Winter Garden Prep | Winter 2015 Out Here Magazine

Story and photography by Theresa Martz

Wouldn’t you love to start planting flowers and vegetables in the spring without having to spend time on garden prep work? Getting all the preparation and maintenance done in your flower and vegetable gardens and borders in the cooler months is the secret to getting off to a quick start in the spring.

Here’s what to do:

Weed and mulch. Two cool-weather tasks that will save you the greatest amount of time in the spring are weeding and mulching.

Weed anything that needs weeding, including paths, edges, or beds. Then mulch those areas heavily with leaves, straw, pine tags, aged wood chips, crop residue, or other organic materials you have on hand.

Most mulches look a lot a thicker when you first apply them. What appears to be 6 inches will settle to about 1 or 2 inches in a few days, especially after a rain. So don’t be afraid to pile it on. The thicker the mulch the better results you’ll get and the more time you’ll save in the spring.

If you don’t have enough organic materials to cover the soil with 6 inches of mulch, then use what you have. Even a thin layer that totally covers can benefit and save you time. As you get more mulch, add it to get the best results and have less work to do come spring.

Occasional spring weeds pop up, but mulching makes a huge difference in the number.

Thin perennials and cut back dead vegetation. Clumps of perennials such as giant rudbeckia, daylilies, mums, phlox, heliopsis, tradescantia, solidago, and aster that grow in mass quickly can become too large for their designated space.

Keep them under control and maintain breathing room in your garden by thinning them in the winter when you have more time. No need to lift the entire clump. Just dig out part of the clump until the desired amount remains.

Cut back dead vegetation on all your perennials and leave the residue where it falls. It’ll feed the soil and act as mulch as well. Nature reclaims it quickly, but if you think it looks messy, simply toss straw on top. That’s good for the soil, too.

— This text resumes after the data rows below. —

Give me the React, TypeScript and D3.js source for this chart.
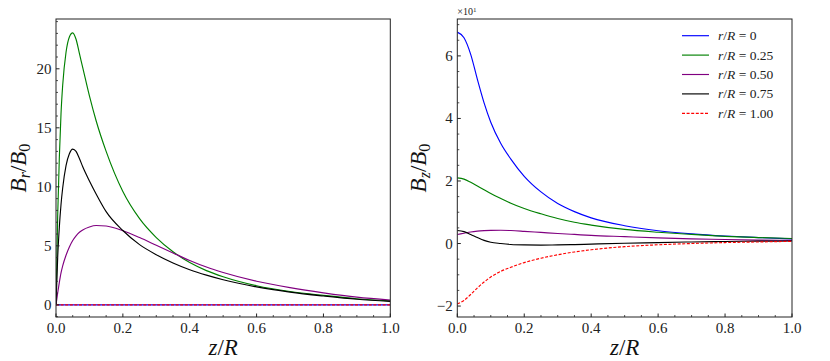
import React from 'react';
import * as d3 from 'd3';

// ---------- Data ----------
const zBr = [0, 0.005, 0.01, 0.015, 0.02, 0.03, 0.04, 0.05, 0.06, 0.07, 0.08, 0.1, 0.12, 0.15, 0.2, 0.25, 0.3, 0.35, 0.4, 0.45, 0.5, 0.6, 0.7, 0.8, 0.9, 1.0];
const brR000 = [0, 0, 0, 0, 0, 0, 0, 0, 0, 0, 0, 0, 0, 0, 0, 0, 0, 0, 0, 0, 0, 0, 0, 0, 0, 0];
const brR025 = [0, 7.5, 12.5, 16.2, 18.6, 21.4, 22.7, 23.05, 22.5, 21.3, 20.1, 17.7, 15.6, 13.0, 9.6, 7.3, 5.7, 4.5, 3.58, 2.9, 2.38, 1.62, 1.13, 0.8, 0.52, 0.34];
const brR050 = [0, 1.0, 1.9, 2.7, 3.3, 4.2, 4.9, 5.45, 5.85, 6.15, 6.35, 6.6, 6.72, 6.68, 6.28, 5.7, 5.05, 4.4, 3.76, 3.2, 2.74, 2.0, 1.46, 1.02, 0.65, 0.4];
const brR075 = [0, 4.0, 6.6, 8.5, 9.9, 11.8, 12.8, 13.2, 13.0, 12.4, 11.7, 10.5, 9.4, 7.9, 6.3, 5.1, 4.25, 3.55, 2.98, 2.52, 2.13, 1.52, 1.08, 0.75, 0.47, 0.3];
const brR100 = [0, 0, 0, 0, 0, 0, 0, 0, 0, 0, 0, 0, 0, 0, 0, 0, 0, 0, 0, 0, 0, 0, 0, 0, 0, 0];

const zBz = [0, 0.02, 0.04, 0.06, 0.08, 0.1, 0.13, 0.16, 0.2, 0.25, 0.3, 0.35, 0.4, 0.5, 0.6, 0.7, 0.8, 0.9, 1.0];
const bzR000 = [6.76, 6.58, 6.05, 5.25, 4.5, 3.88, 3.2, 2.7, 2.15, 1.65, 1.28, 1.02, 0.82, 0.57, 0.41, 0.31, 0.24, 0.19, 0.15];
const bzR025 = [2.10, 2.06, 1.96, 1.84, 1.72, 1.60, 1.44, 1.29, 1.12, 0.95, 0.80, 0.68, 0.59, 0.45, 0.36, 0.29, 0.23, 0.19, 0.16];
const bzR050 = [0.29, 0.33, 0.37, 0.395, 0.41, 0.42, 0.425, 0.415, 0.39, 0.355, 0.32, 0.29, 0.26, 0.22, 0.18, 0.15, 0.13, 0.11, 0.10];
const bzR075 = [0.415, 0.38, 0.29, 0.19, 0.10, 0.04, 0.0, -0.03, -0.045, -0.05, -0.045, -0.035, -0.02, 0.01, 0.03, 0.05, 0.065, 0.075, 0.08];
const bzR100 = [-1.93, -1.82, -1.63, -1.42, -1.23, -1.07, -0.89, -0.76, -0.61, -0.47, -0.36, -0.27, -0.2, -0.1, -0.04, 0.0, 0.03, 0.05, 0.07];

const legendLabels = ['0', '0.25', '0.50', '0.75', '1.00'];
const xTicks = [0, 0.2, 0.4, 0.6, 0.8, 1.0];
const brTicks = [0, 5, 10, 15, 20];
const bzTicks = [-2, 0, 2, 4, 6];

const colors = ['#0000ff', '#008000', '#800080', '#000000', '#ff0000'];
const dashes = [null, null, null, null, '3,1.6'];

const FONT = "'Liberation Serif', 'Noto Serif', 'Times New Roman'";
const TS = { fontFamily: FONT };

type Series = { z: number[]; v: number[]; color: string; dash: string | null };

function Panel(props: {
  x0: number; x1: number; y0: number; y1: number;
  yDomain: [number, number]; yTicks: number[]; yMinorStep: number;
  series: Series[]; yLabelSub: string; yLabelX: number;
  offsetLabel?: boolean; legend?: boolean;
}) {
  const { x0, x1, y0, y1, yDomain, yTicks, yMinorStep, series } = props;
  const xs = d3.scaleLinear().domain([0, 1]).range([x0, x1]);
  const ys = d3.scaleLinear().domain(yDomain).range([y1, y0]);
  const line = d3.line<[number, number]>()
    .x(d => xs(d[0]))
    .y(d => ys(d[1]))
    .curve(d3.curveMonotoneX);

  const xMinor = d3.range(0, 1.0001, 0.05).filter(v => !xTicks.some(t => Math.abs(t - v) < 1e-6));
  const yMinorAll = d3.range(Math.ceil(yDomain[0] / yMinorStep) * yMinorStep, yDomain[1] + 1e-9, yMinorStep);
  const yMinor = yMinorAll.filter(v => !yTicks.some(t => Math.abs(t - v) < 1e-6));
  const fmtY = (v: number) => (v < 0 ? '\u2212' + Math.abs(v) : String(v));
  const clipId = 'clip' + Math.round(x0);
  const cy = (y0 + y1) / 2;

  return (
    <g>
      <defs>
        <clipPath id={clipId}>
          <rect x={x0} y={y0} width={x1 - x0} height={y1 - y0} />
        </clipPath>
      </defs>
      <g clipPath={`url(#${clipId})`}>
        {series.map((s, i) => (
          <path key={i}
            d={line(s.z.map((z, k) => [z, s.v[k]] as [number, number])) || ''}
            fill="none" stroke={s.color} strokeWidth={1.15}
            strokeDasharray={s.dash || undefined} />
        ))}
      </g>
      <rect x={x0} y={y0} width={x1 - x0} height={y1 - y0} fill="none" stroke="#222" strokeWidth={1} />
      {xTicks.map(t => (
        <g key={'xt' + t}>
          <line x1={xs(t)} x2={xs(t)} y1={y1} y2={y1 - 3.5} stroke="#222" strokeWidth={1} />
          <text x={xs(t)} y={333} textAnchor="middle" style={TS} fontSize={15} fill="#222">{t.toFixed(1)}</text>
        </g>
      ))}
      {xMinor.map(t => (
        <line key={'xm' + t} x1={xs(t)} x2={xs(t)} y1={y1} y2={y1 - 2} stroke="#222" strokeWidth={0.8} />
      ))}
      {yTicks.map(t => (
        <g key={'yt' + t}>
          <line x1={x0} x2={x0 + 3.5} y1={ys(t)} y2={ys(t)} stroke="#222" strokeWidth={1} />
          <text x={x0 - 4.5} y={ys(t) + 5} textAnchor="end" style={TS} fontSize={15} fill="#222">{fmtY(t)}</text>
        </g>
      ))}
      {yMinor.map(t => (
        <line key={'ym' + t} x1={x0} x2={x0 + 2} y1={ys(t)} y2={ys(t)} stroke="#222" strokeWidth={0.8} />
      ))}
      <text x={(x0 + x1) / 2} y={355} textAnchor="middle" style={TS} fontSize={23} fill="#111">
        <tspan fontStyle="italic">z</tspan><tspan>/</tspan><tspan fontStyle="italic">R</tspan>
      </text>
      <text transform={`translate(${props.yLabelX},${cy}) rotate(-90)`} textAnchor="middle" style={TS} fontSize={23} fill="#111">
        <tspan fontStyle="italic">B</tspan>
        <tspan fontStyle="italic" fontSize={16} dy={4}>{props.yLabelSub}</tspan>
        <tspan dy={-4}>/</tspan>
        <tspan fontStyle="italic">B</tspan>
        <tspan fontSize={16} dy={4}>0</tspan>
      </text>
      {props.offsetLabel && (
        <text x={x0} y={15} style={TS} fontSize={10} fill="#222">
          ×10<tspan fontSize={7} dy={-3}>1</tspan>
        </text>
      )}
      {props.legend && (
        <g>
          {legendLabels.map((lab, i) => {
            const y = 35.7 + i * 19.4;
            return (
              <g key={'lg' + i}>
                <line x1={682} x2={709} y1={y} y2={y} stroke={colors[i]} strokeWidth={1.15}
                  strokeDasharray={dashes[i] || undefined} />
                <text x={718} y={y + 4.5} style={TS} fontSize={13.5} fill="#222">
                  <tspan fontStyle="italic">r</tspan>/<tspan fontStyle="italic">R</tspan> = {lab}
                </text>
              </g>
            );
          })}
        </g>
      )}
    </g>
  );
}

export default function App() {
  const brSeries: Series[] = [
    { z: zBr, v: brR000, color: colors[0], dash: dashes[0] },
    { z: zBr, v: brR025, color: colors[1], dash: dashes[1] },
    { z: zBr, v: brR050, color: colors[2], dash: dashes[2] },
    { z: zBr, v: brR075, color: colors[3], dash: dashes[3] },
    { z: zBr, v: brR100, color: colors[4], dash: dashes[4] },
  ];
  const bzSeries: Series[] = [
    { z: zBz, v: bzR000, color: colors[0], dash: dashes[0] },
    { z: zBz, v: bzR025, color: colors[1], dash: dashes[1] },
    { z: zBz, v: bzR050, color: colors[2], dash: dashes[2] },
    { z: zBz, v: bzR075, color: colors[3], dash: dashes[3] },
    { z: zBz, v: bzR100, color: colors[4], dash: dashes[4] },
  ];
  return (
    <svg width={830} height={361} style={{ position: 'absolute', left: 0, top: 0 }}>
      <rect x={0} y={0} width={830} height={361} fill="#fff" />
      <Panel x0={56} x1={390.3} y0={19} y1={317} yDomain={[-1.03, 24.22]} yTicks={brTicks} yMinorStep={1}
        series={brSeries} yLabelSub="r" yLabelX={26} />
      <Panel x0={457.3} x1={792} y0={19} y1={317} yDomain={[-2.35, 7.18]} yTicks={bzTicks} yMinorStep={0.5}
        series={bzSeries} yLabelSub="z" yLabelX={426} offsetLabel legend />
    </svg>
  );
}
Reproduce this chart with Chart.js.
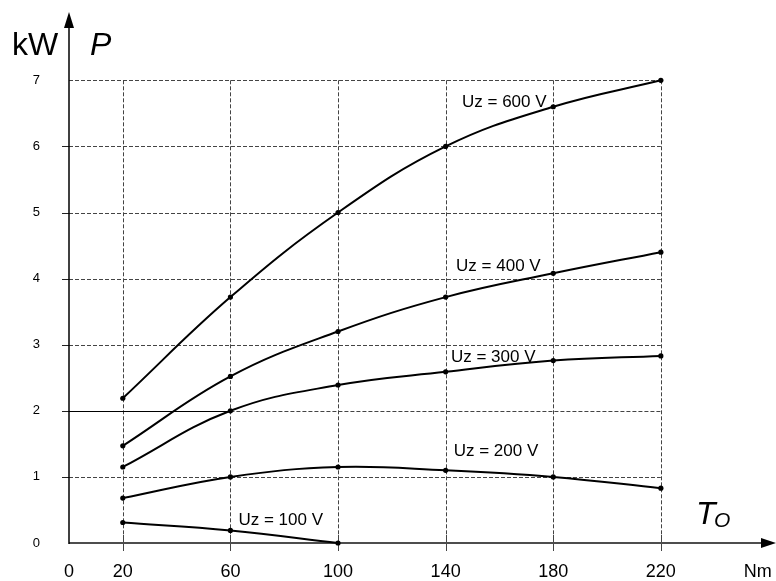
<!DOCTYPE html>
<html>
<head>
<meta charset="utf-8">
<script src="https://cdn.jsdelivr.net/npm/chart.js@4"></script>
<style>
  html, body { margin: 0; padding: 0; background: #fff; }
  canvas { display: block; }
</style>
</head>
<body>
<canvas id="chart-power" width="776" height="581"></canvas>
<script>
// torque To [Nm] and power P [kW] for each supply voltage
const torque = [20, 60, 100, 140, 180, 220];
const p600 = [2.19, 3.72, 5.0, 6.0, 6.6, 7.0];
const p400 = [1.47, 2.52, 3.2, 3.72, 4.08, 4.4];
const p300 = [1.15, 2.0, 2.39, 2.59, 2.76, 2.83];
const p200 = [0.68, 1.0, 1.15, 1.1, 1.0, 0.83];
const p100 = [0.31, 0.19, 0.0];
const voltLabels = ["Uz = 600 V", "Uz = 400 V", "Uz = 300 V", "Uz = 200 V", "Uz = 100 V"];
const xTicks = [0, 20, 60, 100, 140, 180, 220];
const yTicks = [0, 1, 2, 3, 4, 5, 6, 7];
const xUnit = "Nm";
const xUnitAt = 256;

// where the curve names sit (data units)
const labelX = [161.8, 159.6, 157.7, 158.7, 78.7];
const labelY = [6.66, 4.18, 2.81, 1.38, 0.35];

const FONT = "'Liberation Sans', Arial, sans-serif";

let toPoints = function (values) {
  return values.map(function (v, i) {
    return { x: torque[i], y: v };
  });
};

let curve = function (values) {
  return {
    data: toPoints(values),
    borderColor: "#000",
    backgroundColor: "#000",
    borderWidth: 2,
    tension: 0.4,
    pointRadius: 2.6,
    pointBackgroundColor: "#000",
    pointBorderWidth: 0,
    fill: false,
    clip: false,
  };
};

let paperPlugin = {
  id: "paper",
  beforeDatasetsDraw: function (chart) {
    let ctx = chart.ctx;
    let xs = chart.scales.x;
    let ys = chart.scales.y;
    let area = chart.chartArea;
    let x0 = xs.getPixelForValue(0);
    let y0 = ys.getPixelForValue(0);
    let xEnd = xs.getPixelForValue(torque[torque.length - 1]);
    let yTop = ys.getPixelForValue(yTicks[yTicks.length - 1]);

    ctx.save();
    ctx.strokeStyle = "#444";
    ctx.lineWidth = 1;

    // dashed grid
    ctx.setLineDash([4, 2]);
    torque.forEach(function (t) {
      let px = Math.round(xs.getPixelForValue(t)) + 0.5;
      ctx.beginPath();
      ctx.moveTo(px, yTop);
      ctx.lineTo(px, y0);
      ctx.stroke();
    });
    yTicks.slice(1).forEach(function (v) {
      let py = Math.round(ys.getPixelForValue(v)) + 0.5;
      let from = v === 2 ? xs.getPixelForValue(60) : x0;
      ctx.beginPath();
      ctx.moveTo(from, py);
      ctx.lineTo(xEnd, py);
      ctx.stroke();
    });
    ctx.setLineDash([]);

    // solid piece on the 2 kW line
    let p2 = Math.round(ys.getPixelForValue(2)) + 0.5;
    ctx.strokeStyle = "#000";
    ctx.beginPath();
    ctx.moveTo(x0, p2);
    ctx.lineTo(xs.getPixelForValue(60), p2);
    ctx.stroke();

    // tick marks
    ctx.strokeStyle = "#222";
    yTicks.slice(1, 7).forEach(function (v) {
      let py = Math.round(ys.getPixelForValue(v)) + 0.5;
      ctx.beginPath();
      ctx.moveTo(x0 - 7, py);
      ctx.lineTo(x0, py);
      ctx.stroke();
    });
    ctx.strokeStyle = "#444";
    torque.forEach(function (t) {
      let px = Math.round(xs.getPixelForValue(t)) + 0.5;
      ctx.beginPath();
      ctx.moveTo(px, y0 - 8);
      ctx.lineTo(px, y0 + 8);
      ctx.stroke();
    });

    // x axis with arrow
    ctx.strokeStyle = "#4d4d4d";
    ctx.fillStyle = "#000";
    ctx.lineWidth = 2;
    ctx.beginPath();
    ctx.moveTo(x0, y0);
    ctx.lineTo(area.right - 12, y0);
    ctx.stroke();
    ctx.beginPath();
    ctx.moveTo(area.right, y0);
    ctx.lineTo(area.right - 15, y0 - 5);
    ctx.lineTo(area.right - 15, y0 + 5);
    ctx.closePath();
    ctx.fill();

    // y axis with arrow
    ctx.strokeStyle = "#000";
    ctx.lineWidth = 1.5;
    ctx.beginPath();
    ctx.moveTo(x0, y0 + 1);
    ctx.lineTo(x0, area.top + 24);
    ctx.stroke();
    ctx.beginPath();
    ctx.moveTo(x0, area.top + 12);
    ctx.lineTo(x0 - 5, area.top + 28);
    ctx.lineTo(x0 + 5, area.top + 28);
    ctx.closePath();
    ctx.fill();
    ctx.restore();
  },
  afterDraw: function (chart) {
    let ctx = chart.ctx;
    let xs = chart.scales.x;
    let ys = chart.scales.y;
    ctx.save();
    ctx.fillStyle = "#000";

    // axis names
    ctx.textBaseline = "alphabetic";
    ctx.textAlign = "left";
    ctx.font = "32px " + FONT;
    ctx.fillText("kW", 12, 55);
    ctx.font = "italic 32px " + FONT;
    ctx.fillText("P", 90, 55);
    ctx.fillText("T", 696, 524);
    ctx.font = "italic 21px " + FONT;
    ctx.fillText("O", 714, 527);

    // curve names
    ctx.font = "17px " + FONT;
    ctx.textAlign = "center";
    ctx.textBaseline = "middle";
    voltLabels.forEach(function (txt, i) {
      ctx.fillText(txt, xs.getPixelForValue(labelX[i]), ys.getPixelForValue(labelY[i]));
    });
    ctx.restore();
  },
};

window.onload = function () {
  let ctx = document.getElementById("chart-power").getContext("2d");

  new Chart(ctx, {
    type: "line",
    data: {
      datasets: [curve(p600), curve(p400), curve(p300), curve(p200), curve(p100)],
    },
    options: {
      responsive: false,
      animation: false,
      layout: { padding: 0, autoPadding: false },
      plugins: {
        legend: { display: false },
        tooltip: { enabled: false },
      },
      scales: {
        x: {
          type: "linear",
          min: 0,
          max: 262.8,
          grid: { display: false, drawTicks: false },
          border: { display: false },
          afterBuildTicks: function (scale) {
            scale.ticks = xTicks.concat([xUnitAt]).map(function (v) {
              return { value: v };
            });
          },
          afterFit: function (scale) {
            scale.height = 38;
            scale.paddingLeft = 0;
            scale.paddingRight = 0;
          },
          ticks: {
            autoSkip: false,
            maxRotation: 0,
            padding: 18,
            color: "#000",
            font: { family: FONT, size: 18 },
            callback: function (value) {
              return value === xUnitAt ? xUnit : value;
            },
          },
        },
        y: {
          type: "linear",
          min: 0,
          max: 8.215,
          grid: { display: false, drawTicks: false },
          border: { display: false },
          afterBuildTicks: function (scale) {
            scale.ticks = yTicks.map(function (v) {
              return { value: v };
            });
          },
          afterFit: function (scale) {
            scale.width = 69;
            scale.paddingTop = 0;
            scale.paddingBottom = 0;
          },
          ticks: {
            padding: 29,
            color: "#000",
            font: { family: FONT, size: 13 },
          },
        },
      },
    },
    plugins: [paperPlugin],
  });
};
</script>
</body>
</html>
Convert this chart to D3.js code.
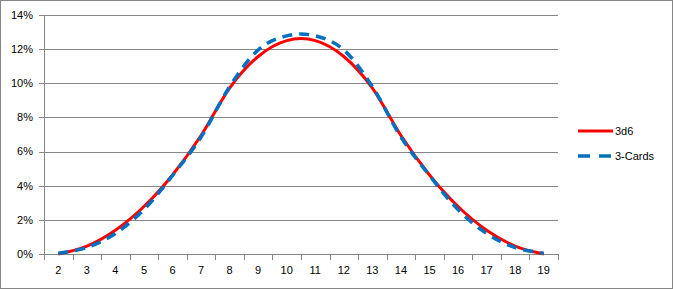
<!DOCTYPE html>
<html>
<head>
<meta charset="utf-8">
<script src="https://cdn.jsdelivr.net/npm/d3@7"></script>
<style>
body { margin: 0; background: #fff; }
svg { display: block; font-family: "Liberation Sans", Arial, sans-serif; }
</style>
</head>
<body>
<svg id="chart" width="673" height="289"></svg>
<script>
// categories on the x axis
var sums = [2, 3, 4, 5, 6, 7, 8, 9, 10, 11, 12, 13, 14, 15, 16, 17, 18, 19];
// percentages
var dice = [0, 0.46, 1.39, 2.78, 4.63, 6.94, 9.72, 11.57, 12.5, 12.5, 11.57, 9.72, 6.94, 4.63, 2.78, 1.39, 0.46, 0];
var cards = [0.05, 0.38, 1.2, 2.6, 4.6, 6.85, 9.8, 11.95, 12.78, 12.78, 11.95, 9.8, 6.85, 4.6, 2.6, 1.2, 0.38, 0.05];
var yTicks = [0, 2, 4, 6, 8, 10, 12, 14];
var seriesNames = ["3d6", "3-Cards"];

var svg = d3.select("#chart");
// plot area edges (note: "top" is taken by window.top)
var plotLeft = 44, plotRight = 558, plotTop = 15, plotBottom = 254;
var gridColor = "#868686";

svg.append("rect")
	.attr("x", 0.5).attr("y", 0.5)
	.attr("width", 672).attr("height", 288)
	.attr("fill", "#fff")
	.attr("stroke", gridColor);

var x = d3.scaleBand().domain(sums).range([plotLeft, plotRight]);
var y = d3.scaleLinear().domain([0, 14]).range([plotBottom, plotTop]);

// horizontal grid
svg.append("g").selectAll("line").data(yTicks).enter().append("line")
	.attr("x1", plotLeft - 5).attr("x2", plotRight)
	.attr("y1", function(d){ return Math.round(y(d)) + 0.5; })
	.attr("y2", function(d){ return Math.round(y(d)) + 0.5; })
	.attr("stroke", gridColor);

// y axis line
svg.append("line")
	.attr("x1", plotLeft + 0.5).attr("x2", plotLeft + 0.5)
	.attr("y1", Math.round(y(14)) + 0.5).attr("y2", plotBottom + 0.5)
	.attr("stroke", gridColor);

svg.append("g").selectAll("text").data(yTicks).enter().append("text")
	.attr("x", 33)
	.attr("y", function(d){ return y(d); })
	.attr("dy", "0.35em")
	.attr("text-anchor", "end")
	.attr("font-size", 11)
	.attr("fill", "#000")
	.text(function(d){ return d + "%"; });

// x tick marks between categories
var tickPos = sums.map(function(d){ return x(d); }).concat([plotRight]);
svg.append("g").selectAll("line").data(tickPos).enter().append("line")
	.attr("x1", function(d){ return Math.round(d) + 0.5; })
	.attr("x2", function(d){ return Math.round(d) + 0.5; })
	.attr("y1", plotBottom).attr("y2", plotBottom + 6)
	.attr("stroke", gridColor);

svg.append("g").selectAll("text").data(sums).enter().append("text")
	.attr("x", function(d){ return x(d) + x.bandwidth() / 2; })
	.attr("y", 274)
	.attr("text-anchor", "middle")
	.attr("font-size", 11)
	.attr("fill", "#000")
	.text(function(d){ return d; });

var line = d3.line()
	.x(function(d, i){ return x(sums[i]) + x.bandwidth() / 2; })
	.y(function(d){ return y(d); })
	.curve(d3.curveCatmullRom.alpha(0));

svg.append("path")
	.datum(dice)
	.attr("d", line)
	.attr("fill", "none")
	.attr("stroke", "#ff0000")
	.attr("stroke-width", 3);

svg.append("path")
	.datum(cards)
	.attr("d", line)
	.attr("fill", "none")
	.attr("stroke", "#0070c0")
	.attr("stroke-width", 3.5)
	.attr("stroke-dasharray", "10,7");

// legend
var legend = svg.append("g");
legend.append("line")
	.attr("x1", 578).attr("x2", 613).attr("y1", 131).attr("y2", 131)
	.attr("stroke", "#ff0000").attr("stroke-width", 3);
legend.append("line")
	.attr("x1", 578).attr("x2", 613).attr("y1", 156).attr("y2", 156)
	.attr("stroke", "#0070c0").attr("stroke-width", 3.5)
	.attr("stroke-dasharray", "12,9");
legend.selectAll("text").data(seriesNames).enter().append("text")
	.attr("x", 615)
	.attr("y", function(d, i){ return 131 + i * 25; })
	.attr("dy", "0.35em")
	.attr("font-size", 11)
	.attr("fill", "#000")
	.text(function(d){ return d; });
</script>
</body>
</html>
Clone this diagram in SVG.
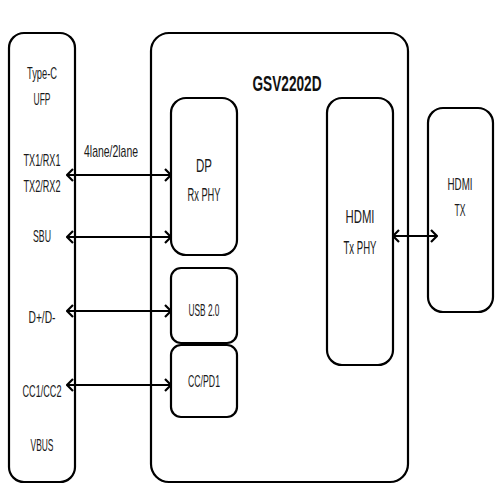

Trim brambles. Cut out all dead wood on blueberry bushes, raspberries, and blackberries. Prune blueberry bushes if necessary. Thin raspberry and blackberry patches to the size you can easily maintain.

Plan ahead. Give some thought to placement of crops — particularly those such as onions and lettuce that go into the garden in late winter and early spring. Having a plan will help in getting the planting area ready so you’re not overwhelmed when the season is upon you.

I’m a “no till” gardener, so there’s not a lot for me to do but pull back the mulch and plant. If I find I need to do more after giving it some thought, I can easily have it completed by planting time.

If you’re one who tills, consider tilling in the fall before covering with mulch. Come spring, you’ll be ready to plant and won’t be detained by having to prepare the ground.

Try these chores this winter and you’ll get back the time you need to start planting right away in the spring.